Don’t get me wrong – I think vaccines are awesome.  An old high school friend of mine worked on the Pfizer team.  We got ours as soon as we were eligible.

If you aren’t my doctor or a member of my family, you aren’t looking at my health information.  It’s none of your business.  PERIOD.  FULL STOP.  Once we normalize sharing this kind of information, it becomes routine for authorities (or even normal citizens) to request data sharing – and worse, normalizes the practice of denying service to anyone who doesn’t meet your criteria.   

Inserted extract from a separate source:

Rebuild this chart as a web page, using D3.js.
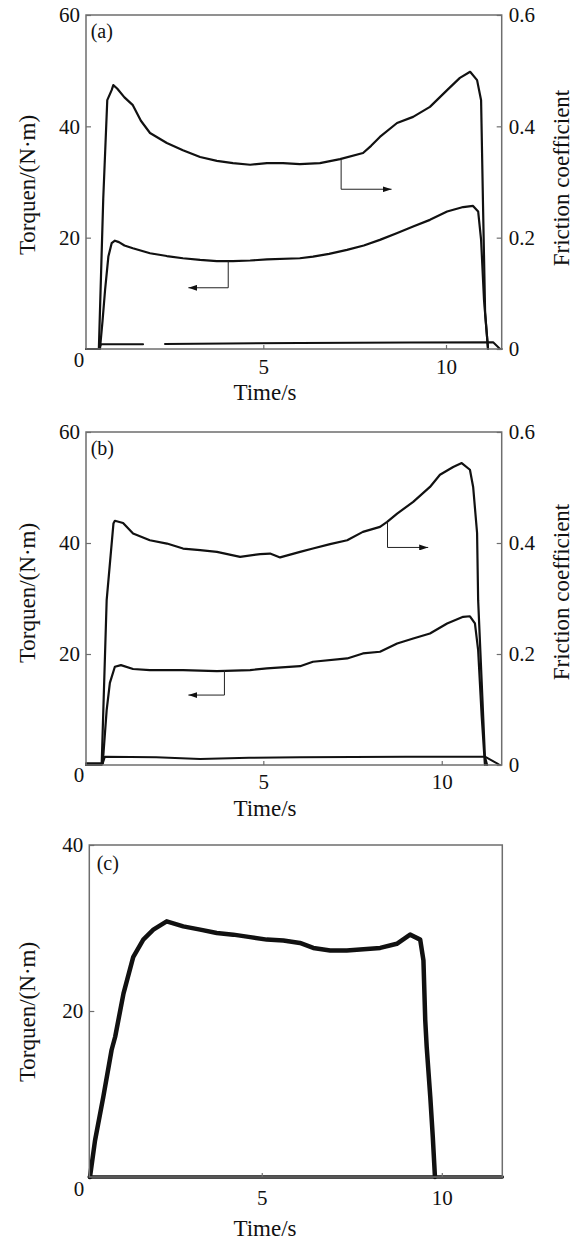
<!DOCTYPE html>
<html>
<head>
<meta charset="utf-8">
<script src="https://cdn.jsdelivr.net/npm/d3@7"></script>
<style>
body { margin:0; background:#fff; }
svg text { font-family:"Liberation Serif","Times New Roman",Times,serif; fill:#111; }
.box { fill:none; stroke:#6e6e6e; stroke-width:1.5; }
.tick line { stroke:#6e6e6e; stroke-width:1.2; }
.curve { fill:none; stroke:#111; stroke-linejoin:round; stroke-linecap:round; }
.helpline { fill:none; stroke:#222; stroke-width:1; }
</style>
</head>
<body>
<div id="chart"></div>
<script>
var fontFamily = '"Liberation Serif","Times New Roman",Times,serif'
var xAxisLabel = 'Time/s'
var yAxisLabel = 'Torquen/(N\u00b7m)'
var y2AxisLabel = 'Friction coefficient'

var xTicks = [5, 10]
var yTicks = [20, 40, 60]
var yTicksC = [20, 40]
var y2Ticks = [0, 0.2, 0.4, 0.6]

// (a) friction coefficient (right axis), torque (left), low trace (left) ; [time, value]
var frictionA = [[0.148,0],[0.50,0],[0.62,0.27],[0.73,0.447],[0.85,0.465],[0.895,0.474],[1.0,0.468],[1.2,0.452],
  [1.43,0.438],[1.65,0.41],[1.90,0.388],[2.36,0.370],[2.80,0.357],[3.27,0.345],[3.73,0.338],[4.17,0.334],
  [4.64,0.331],[5.10,0.334],[5.54,0.334],[6.00,0.332],[6.55,0.334],[7.10,0.341],[7.73,0.352],[7.95,0.365],
  [8.19,0.381],[8.66,0.406],[9.10,0.417],[9.56,0.435],[10.03,0.465],[10.38,0.487],[10.66,0.498],[10.85,0.483],
  [10.96,0.447],[11.01,0.268],[11.07,0.065],[11.15,0]]
var torqueA = [[0.53,0],[0.60,5],[0.67,10.6],[0.76,16.6],[0.85,19.0],[0.94,19.45],[1.05,19.2],[1.2,18.6],
  [1.43,18.1],[1.90,17.2],[2.36,16.7],[2.80,16.3],[3.27,16.0],[3.73,15.8],[4.17,15.8],[4.64,15.9],[5.10,16.1],
  [6.00,16.3],[6.36,16.6],[6.8,17.1],[7.29,17.8],[7.75,18.6],[8.19,19.6],[8.65,20.8],[9.10,22.0],[9.56,23.2],
  [10.03,24.7],[10.47,25.5],[10.74,25.7],[10.88,24.7],[10.96,19.6],[11.04,8.8],[11.15,0]]
var lowA = [[0.148,0],[0.50,0],[0.56,0.85],[1.71,0.85],[2.0,null],[2.31,0.9],[4.0,1.0],[6.0,1.1],[9.0,1.15],
  [11.29,1.2],[11.48,0],[11.524,0]]

// (b)
var frictionB = [[0.031,0],[0.47,0],[0.61,0.297],[0.80,0.435],[0.84,0.44],[1.07,0.436],[1.35,0.417],[1.82,0.405],
  [2.30,0.399],[2.75,0.390],[3.23,0.387],[3.70,0.384],[4.35,0.375],[4.91,0.380],[5.19,0.381],[5.47,0.374],
  [6.03,0.384],[6.39,0.390],[6.87,0.398],[7.35,0.405],[7.79,0.420],[8.27,0.429],[8.47,0.438],[8.75,0.453],
  [9.20,0.474],[9.67,0.501],[9.95,0.523],[10.32,0.537],[10.56,0.544],[10.79,0.532],[10.88,0.501],[10.99,0.418],
  [11.02,0.297],[11.21,0.015],[11.27,0]]
var torqueB = [[0.50,0.3],[0.61,9.9],[0.70,14.8],[0.84,17.7],[1.01,18.0],[1.35,17.3],[1.82,17.1],[2.75,17.1],
  [3.70,16.9],[4.63,17.1],[5.10,17.4],[6.03,17.8],[6.39,18.6],[7.35,19.2],[7.79,20.1],[8.27,20.4],[8.75,21.9],
  [9.20,22.8],[9.67,23.7],[10.15,25.5],[10.60,26.7],[10.79,26.8],[10.93,25.5],[11.02,20.7],[11.12,8.7],[11.21,0]]
var lowB = [[0.031,0.3],[0.50,0.3],[0.56,1.5],[2.0,1.4],[3.23,1.1],[4.6,1.3],[6.03,1.4],[9.0,1.5],[11.21,1.5],[11.63,0]]

// (c)
var torqueC = [[0.23,0],[0.37,4.4],[0.60,9.65],[0.83,15.3],[0.93,16.9],[1.16,22.1],[1.43,26.5],[1.71,28.6],
  [1.99,29.8],[2.36,30.8],[2.82,30.2],[3.29,29.8],[3.75,29.4],[4.21,29.2],[4.68,28.9],[5.14,28.6],[5.60,28.5],
  [6.06,28.2],[6.43,27.6],[6.90,27.3],[7.36,27.3],[8.29,27.6],[8.75,28.1],[9.12,29.2],[9.40,28.6],[9.49,26.1],
  [9.54,18.9],[9.58,15.7],[9.68,9.65],[9.75,4.8],[9.81,0]]
var lowC = [[0.211,0],[11.68,0]]

// arrow paths: [time, value] in the units of the axis they point to
var arrowFrictionA = [[7.13,0.340],[7.13,0.287],[8.51,0.287]]
var arrowTorqueA = [[4.04,15.8],[4.04,11.0],[2.95,11.0]]
var arrowFrictionB = [[8.48,0.437],[8.48,0.392],[9.62,0.392]]
var arrowTorqueB = [[3.91,17.1],[3.91,12.6],[2.90,12.6]]

var panels = [
  {label:'(a)', left:86, right:501.7, top:15, bottom:349, xDomain:[0.148,11.524], yMax:60, yTicks:yTicks,
   rightAxis:true, xPad:10, labelX:90.7, labelY:38, titleY:185, title2Y:178, zeroY:360, timeY:400,
   series:[{data:frictionA, axis:'r', w:2.2},{data:torqueA, axis:'l', w:2.2},{data:lowA, axis:'l', w:2}],
   arrows:[{data:arrowFrictionA, axis:'r'},{data:arrowTorqueA, axis:'l'}]},
  {label:'(b)', left:86, right:501.7, top:432, bottom:765, xDomain:[0.031,11.68], yMax:60, yTicks:yTicks,
   rightAxis:true, xPad:9, labelX:90.7, labelY:455, titleY:593, title2Y:592, zeroY:775, timeY:816,
   series:[{data:frictionB, axis:'r', w:2.2},{data:torqueB, axis:'l', w:2.2},{data:lowB, axis:'l', w:2}],
   arrows:[{data:arrowFrictionB, axis:'r'},{data:arrowTorqueB, axis:'l'}]},
  {label:'(c)', left:89.3, right:502.3, top:845, bottom:1177, xDomain:[0.211,11.68], yMax:40, yTicks:yTicksC,
   rightAxis:false, xPad:13, labelX:96.7, labelY:870, titleY:1012, zeroY:1189, timeY:1236,
   series:[{data:torqueC, axis:'l', w:4.5},{data:lowC, axis:'l', w:3.5}],
   arrows:[]}
]

var svg = d3.select('#chart').append('svg')
  .attr('width', 579).attr('height', 1241)
  .attr('font-family', fontFamily)

svg.append('defs').append('marker')
  .attr('id','arrowHead')
  .attr('markerUnits','userSpaceOnUse')
  .attr('markerWidth',9).attr('markerHeight',6)
  .attr('refX',9).attr('refY',3)
  .attr('orient','auto')
  .append('path').attr('d','M0,0 L9,3 L0,6 z').attr('fill','#111')

function y2Format(d) { return d === 0 ? '0' : d3.format('.1f')(d) }

function DrawPanel(p) {
  var g = svg.append('g')
  var xScale = d3.scaleLinear().domain(p.xDomain).range([p.left, p.right])
  var yScale = d3.scaleLinear().domain([0, p.yMax]).range([p.bottom, p.top])
  var y2Scale = d3.scaleLinear().domain([0, p.yMax / 100]).range([p.bottom, p.top])

  // curves
  p.series.forEach(function(s) {
    var sc = s.axis == 'r' ? y2Scale : yScale
    var line = d3.line()
      .defined(function(d) { return d[1] != null })
      .x(function(d) { return xScale(d[0]) })
      .y(function(d) { return sc(d[1]) })
    g.append('path').datum(s.data)
      .attr('class','curve')
      .attr('stroke-width', s.w)
      .attr('d', line)
  })

  // arrows pointing to the axis of each curve
  p.arrows.forEach(function(a) {
    var sc = a.axis == 'r' ? y2Scale : yScale
    var line = d3.line()
      .x(function(d) { return xScale(d[0]) })
      .y(function(d) { return sc(d[1]) })
    g.append('path').datum(a.data)
      .attr('class','helpline')
      .attr('marker-end','url(#arrowHead)')
      .attr('d', line)
  })

  // frame
  g.append('rect')
    .attr('class','box')
    .attr('x', p.left).attr('y', p.top)
    .attr('width', p.right - p.left).attr('height', p.bottom - p.top)

  // axes, ticks pointing inward
  var xAxis = d3.axisBottom(xScale).tickValues(xTicks).tickSizeInner(-4).tickSizeOuter(0)
    .tickPadding(p.xPad).tickFormat(d3.format('d'))
  var xg = g.append('g').attr('transform','translate(0,' + p.bottom + ')').call(xAxis)

  var yAxis = d3.axisLeft(yScale).tickValues(p.yTicks).tickSizeInner(-5).tickSizeOuter(0)
    .tickPadding(6).tickFormat(d3.format('d'))
  var yg = g.append('g').attr('transform','translate(' + p.left + ',0)').call(yAxis)

  var axes = [xg, yg]
  if (p.rightAxis) {
    var y2Axis = d3.axisRight(y2Scale).tickValues(y2Ticks).tickSizeInner(-5).tickSizeOuter(0)
      .tickPadding(7).tickFormat(y2Format)
    axes.push(g.append('g').attr('transform','translate(' + p.right + ',0)').call(y2Axis))
  }
  axes.forEach(function(a) {
    a.attr('font-family', fontFamily)
    a.select('.domain').remove()
    a.selectAll('text').style('font-size','21px').style('font-family', fontFamily).attr('fill','#111')
  })

  // shared origin label
  g.append('text')
    .attr('x', 79).attr('y', p.zeroY).attr('dy','0.35em')
    .style('text-anchor','middle').style('font-size','21px')
    .text('0')

  g.append('text')
    .attr('x', p.labelX).attr('y', p.labelY)
    .style('font-size','20px')
    .text(p.label)

  g.append('text')
    .attr('x', 265).attr('y', p.timeY)
    .style('text-anchor','middle').style('font-size','23px')
    .text(xAxisLabel)

  g.append('text')
    .attr('transform','translate(27,' + p.titleY + ') rotate(-90)')
    .attr('dy','0.35em')
    .style('text-anchor','middle').style('font-size','23px')
    .text(yAxisLabel)

  if (p.rightAxis) {
    g.append('text')
      .attr('transform','translate(561,' + p.title2Y + ') rotate(-90)')
      .attr('dy','0.35em')
      .style('text-anchor','middle').style('font-size','23px')
      .text(y2AxisLabel)
  }
}

panels.forEach(DrawPanel)
</script>
</body>
</html>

Worse, as much as I hate to make it about race – for whatever reason, many minority communities seem to be shunning vaccines (and even less likely to use “official” apps).  We’re going to force these folks to eat outside, while the white folks are inside and comfy?  I’m simply not comfortable with the resulting segregation this is going to cause.

My heart goes out to the business owners who are yet again victims of the political games our leaders play these days.  Shame on leaders who expect minimum wage workers to play “enforcer.”  Businesses can barely find enough staff to stay open, and you gave them another reason to hate going to work.

So we’re leaving – no tax revenue for you!

At the risk of sounding petty, I hope my game studio hits it big one day.  I hope more businesses follow suit, and I hope the public wakes up before such a beautiful part of the country turns into an urban wasteland.

We just can’t rationalize staying here anymore.  So goodbye, Washington State – we’re leaving, and we’re taking our little family game studio with us.

We’re moving to a safer state with more reasonable policies and tax rates.